Porque las enseñanzas de los ‘años de plomo’ en Italia son fundamentales para entender un país que a día de hoy reproduce ideas y comportamientos poco democráticos. La violencia política no está presente en sus calles como en los años 70, pero en la época brotó a partir de ideas aparentemente pacíficas y nobles. Algunas de ellas, sin embargo, pasaron a invocarse como bienes absolutos, cuya consecución estaba por encima del respeto a la vida humana. Tanto las bombas indiscriminadas de la extrema derecha como el terrorismo selectivo de la extrema izquierda requirieron la deshumanización previa de las víctimas para su eliminación física al ser convertidas en medios al servicio de un fin superior.
En 1931, el régimen fascista de Mussolini exigió a los profesores de las universidades prestar un juramento de fidelidad. De los aproximadamente mil destinatarios del requerimiento solo doce rehusaron firmarlo. En 1971, 757 intelectuales suscribieron un manifiesto de denuncia de Luigi Calabresi. No sabían lo que había pasado exactamente la noche en que murió Pinelli, pero sí conocían la cruel campaña de acoso y amenazas que puso a Calabresi en la diana, y que culminó con su asesinato meses después.
Entre los firmantes había personas tan admirables por tantos motivos como Norberto Bobbio o Primo Levi. No se puede acusar a nadie de haberse equivocado en una opinión o un juicio político, pero sí de haber contribuido a la deshumanización del adversario. En ocasiones es ciertamente difícil no unirse a la corriente dominante. Se necesita mucho coraje para hacerlo. Eso vuelve más ejemplares a las personas que se atreven.
En declaraciones posteriores a los hechos, cuando la violencia había desaparecido prácticamente de la vida política italiana, algunos de sus autores -fundamentalmente exmiembros de las Brigadas Rojas, el grupo terrorista más letal- explicaban la acción de su organización como la expresión de un conflicto político, entendiendo sus asesinatos como una consecuencia poco menos que ‘inevitable’ de una sociedad en la que la violencia formaba parte de la vida cotidiana, a partir de los atentados de la extrema derecha.
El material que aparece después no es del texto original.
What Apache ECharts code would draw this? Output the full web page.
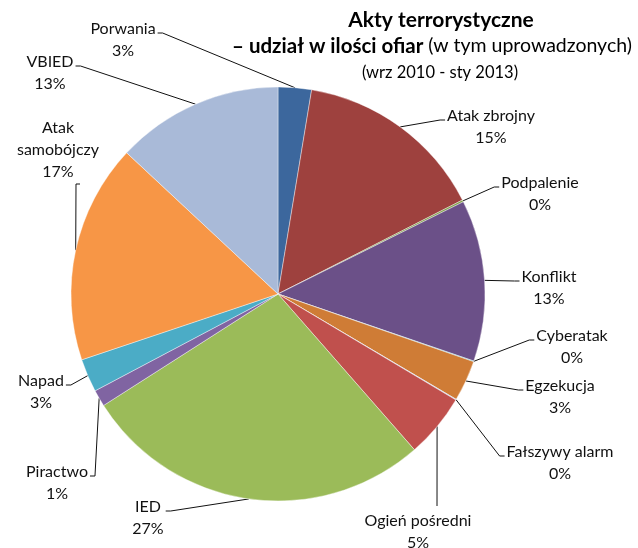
<!DOCTYPE html>
<html>
<head>
<meta charset="utf-8">
<script src="https://cdn.jsdelivr.net/npm/echarts@6/dist/echarts.min.js"></script>
<style>
  html, body { margin: 0; padding: 0; background: #fff; }
  #chart { width: 638px; height: 548px; }
</style>
</head>
<body>
<div id="chart"></div>
<script>
// data (share of victims, %)
const categories = ['Porwania', 'Atak zbrojny', 'Podpalenie', 'Konflikt', 'Cyberatak', 'Egzekucja',
  'Fałszywy alarm', 'Ogień pośredni', 'IED', 'Piractwo', 'Napad', 'Atak samobójczy', 'VBIED'];
const shares = [2.6, 14.9, 0.15, 12.6, 0.05, 3.2, 0.05, 5.0, 27.4, 1.3, 2.6, 17.1, 13.05];
const colors = ['#3C679D', '#9E413E', '#809D47', '#6B5088', '#3A9AB2', '#CF7C36',
  '#A9BDE0', '#C0504D', '#9BBB59', '#8064A2', '#4BACC6', '#F79646', '#A9BAD8'];

// label placement: text centre x, top y, side the leader line comes from
const labelSpots = [
  [123, 18, 'L'], [491, 105, 'R'], [540, 172, 'R'], [549, 266, 'R'], [572, 325, 'R'],
  [560, 375, 'R'], [560, 441, 'R'], [418, 510, 'T'], [148, 496, 'L'], [57, 461, 'L'],
  [41, 370, 'L'], [58, 117, 'B'], [50, 51, 'L']
];
const wrapNames = { 'Atak samobójczy': 'Atak\nsamobójczy' };

const total = shares.reduce((a, b) => a + b, 0);
const chart = echarts.init(document.getElementById('chart'));

const leader = (params) => {
  const [cx, top, side] = labelSpots[params.dataIndex];
  const w = params.labelRect.width, h = params.labelRect.height;
  const start = params.labelLinePoints ? params.labelLinePoints[0] : [cx, top];
  const y = top + 15;
  if (side === 'L') {
    const ex = cx + w / 2 + 2;
    return [start, [ex + 5, y], [ex, y]];
  }
  if (side === 'R') {
    const ex = cx - w / 2 - 2;
    return [start, [ex - 5, y], [ex, y]];
  }
  if (side === 'B') return [start, [cx + 18, top + h + 1], [cx + 22, top + h + 1]];
  return [start, [cx + 19, top - 4]];
};

const titleFont = { fontFamily: 'Lato', fill: '#000', textAlign: 'center', textVerticalAlign: 'middle' };

chart.setOption({
  animation: false,
  graphic: [
    { type: 'text', x: 441, y: 20, silent: true,
      style: Object.assign({ text: 'Akty terrorystyczne', fontSize: 21, fontWeight: 'bold' }, titleFont) },
    { type: 'text', x: 432, y: 46, silent: true,
      style: Object.assign({
        text: '{b|– udział w ilości ofiar}{c| (w tym uprowadzonych)}',
        rich: {
          b: { fontFamily: 'Lato', fontSize: 20.5, fontWeight: 'bold', fill: '#000' },
          c: { fontFamily: 'Lato', fontSize: 19.5, fontWeight: 'normal', fill: '#000' }
        }
      }, titleFont) },
    { type: 'text', x: 440, y: 73, silent: true,
      style: Object.assign({ text: '(wrz 2010 - sty 2013)', fontSize: 16.5 }, titleFont) }
  ],
  series: [{
    type: 'pie',
    center: [278, 294],
    radius: 207,
    startAngle: 90,
    clockwise: true,
    avoidLabelOverlap: false,
    silent: true,
    emphasis: { disabled: true },
    itemStyle: { borderColor: '#fff', borderWidth: 0.4 },
    label: {
      show: true,
      position: 'outside',
      fontFamily: 'Lato',
      fontSize: 16,
      lineHeight: 22,
      color: '#111',
      align: 'center',
      formatter: (p) => (wrapNames[p.name] || p.name) + '\n' + Math.round(p.value / total * 100) + '%'
    },
    labelLine: { show: true, length: 10, length2: 10, lineStyle: { color: '#111', width: 1 } },
    labelLayout: (params) => ({
      x: labelSpots[params.dataIndex][0],
      y: labelSpots[params.dataIndex][1],
      align: 'center',
      verticalAlign: 'top',
      labelLinePoints: leader(params)
    }),
    data: categories.map((name, i) => ({ name, value: shares[i], itemStyle: { color: colors[i] } }))
  }]
});
</script>
</body>
</html>
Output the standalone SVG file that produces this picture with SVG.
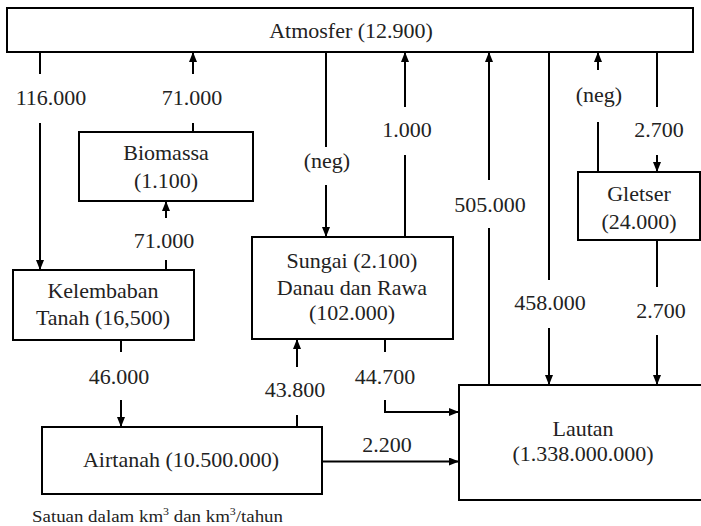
<svg xmlns="http://www.w3.org/2000/svg" width="701" height="526" viewBox="0 0 701 526">
<style>
.box{fill:#fff;stroke:#000;stroke-width:2}
.ln{fill:none;stroke:#000;stroke-width:2}
.ar{fill:none;stroke:#000;stroke-width:2;marker-end:url(#ah)}
text{font-size:22px;fill:#222;text-anchor:middle}
.note{font-size:17.5px;text-anchor:start}
</style>
<defs>
<marker id="ah" viewBox="0 0 10 8" refX="10" refY="4" markerWidth="10" markerHeight="8" markerUnits="userSpaceOnUse" orient="auto">
<path d="M0,0 L10,4 L0,8 z" fill="#000"/>
</marker>
</defs>
<rect width="701" height="526" fill="#fff"/>
<g id="connectors">
<line class="ln" x1="40" y1="52" x2="40" y2="74"/>
<line class="ar" x1="40" y1="123" x2="40" y2="270"/>
<line class="ln" x1="193" y1="132" x2="193" y2="123"/>
<line class="ar" x1="193" y1="74" x2="193" y2="52"/>
<line class="ln" x1="166" y1="270" x2="166" y2="260"/>
<line class="ar" x1="166" y1="218" x2="166" y2="201"/>
<line class="ln" x1="326" y1="52" x2="326" y2="147"/>
<line class="ar" x1="326" y1="185" x2="326" y2="237"/>
<line class="ar" x1="405" y1="107" x2="405" y2="52"/>
<line class="ln" x1="405" y1="155" x2="405" y2="237"/>
<line class="ar" x1="489" y1="180" x2="489" y2="52"/>
<line class="ln" x1="489" y1="228" x2="489" y2="385"/>
<line class="ln" x1="549" y1="52" x2="549" y2="280"/>
<line class="ar" x1="549" y1="328" x2="549" y2="385"/>
<line class="ar" x1="598" y1="70" x2="598" y2="52"/>
<line class="ln" x1="598" y1="122" x2="598" y2="172"/>
<line class="ln" x1="657" y1="52" x2="657" y2="107"/>
<line class="ar" x1="657" y1="155" x2="657" y2="172"/>
<line class="ln" x1="657" y1="240" x2="657" y2="287"/>
<line class="ar" x1="657" y1="335" x2="657" y2="385"/>
<line class="ln" x1="121" y1="340" x2="121" y2="352"/>
<line class="ar" x1="121" y1="400" x2="121" y2="427"/>
<line class="ln" x1="297" y1="427" x2="297" y2="415"/>
<line class="ar" x1="297" y1="367" x2="297" y2="339"/>
<line class="ln" x1="385" y1="339" x2="385" y2="352"/>
<path class="ar" d="M385,400 V412 H459"/>
<line class="ar" x1="322" y1="461.5" x2="459" y2="461.5"/>
</g>
<g font-family="Liberation Serif, Times New Roman, serif">
<g id="labels">
<text x="51" y="105">116.000</text>
<text x="192" y="105">71.000</text>
<text x="164" y="248">71.000</text>
<text x="327" y="168">(neg)</text>
<text x="407" y="137">1.000</text>
<text x="490" y="212">505.000</text>
<text x="599" y="102">(neg)</text>
<text x="659" y="137">2.700</text>
<text x="550" y="310">458.000</text>
<text x="661" y="318">2.700</text>
<text x="119" y="384">46.000</text>
<text x="385" y="384">44.700</text>
<text x="295" y="397">43.800</text>
<text x="387" y="452">2.200</text>
</g>
<g id="atmosfer">
<rect class="box" x="7" y="8" width="686" height="44"/>
<text x="351" y="38">Atmosfer (12.900)</text>
</g>
<g id="biomassa">
<rect class="box" x="79" y="132" width="174" height="69"/>
<text x="166" y="160">Biomassa</text>
<text x="166" y="188">(1.100)</text>
</g>
<g id="kelembaban">
<rect class="box" x="13" y="270" width="181" height="70"/>
<text x="103" y="298">Kelembaban</text>
<text x="103" y="325">Tanah (16,500)</text>
</g>
<g id="sungai">
<rect class="box" x="252" y="237" width="201" height="102"/>
<text x="352" y="268">Sungai (2.100)</text>
<text x="352" y="295">Danau dan Rawa</text>
<text x="352" y="320">(102.000)</text>
</g>
<g id="gletser">
<rect class="box" x="578" y="172" width="122" height="68"/>
<text x="639" y="201">Gletser</text>
<text x="639" y="229">(24.000)</text>
</g>
<g id="airtanah">
<rect class="box" x="42" y="427" width="280" height="67"/>
<text x="181" y="467">Airtanah (10.500.000)</text>
</g>
<g id="lautan">
<rect class="box" x="459" y="385" width="252" height="115"/>
<text x="583" y="436">Lautan</text>
<text x="583" y="461">(1.338.000.000)</text>
</g>
<text class="note" x="32" y="522" textLength="251" lengthAdjust="spacingAndGlyphs">Satuan dalam km<tspan dy="-7" font-size="11">3</tspan><tspan dy="7"> dan km</tspan><tspan dy="-7" font-size="11">3</tspan><tspan dy="7">/tahun</tspan></text>
</g>
</svg>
Renato Curcio, preguntado por su consideración hacia las víctimas de sus asesinatos, afirmaba que nada podía hacer por aliviar su dolor, que él solo podía emitir juicios políticos. Se trata de un proceso exculpatorio bien conocido: deshumanización de las víctimas como premisa previa a su eliminación; reconocimiento del dolor que genera a sus allegados; y al mismo tiempo, exención de responsabilidades a los autores de esas muertes, en tanto que meros actores en un conflicto de raíces ancestrales y contornos difusos que parece dirigir como un ente impersonal las acciones humanas.
Si usted, paciente lector, ha llegado hasta aquí habrá entendido que cualquier parecido con nuestro entorno cercano no es mera coincidencia.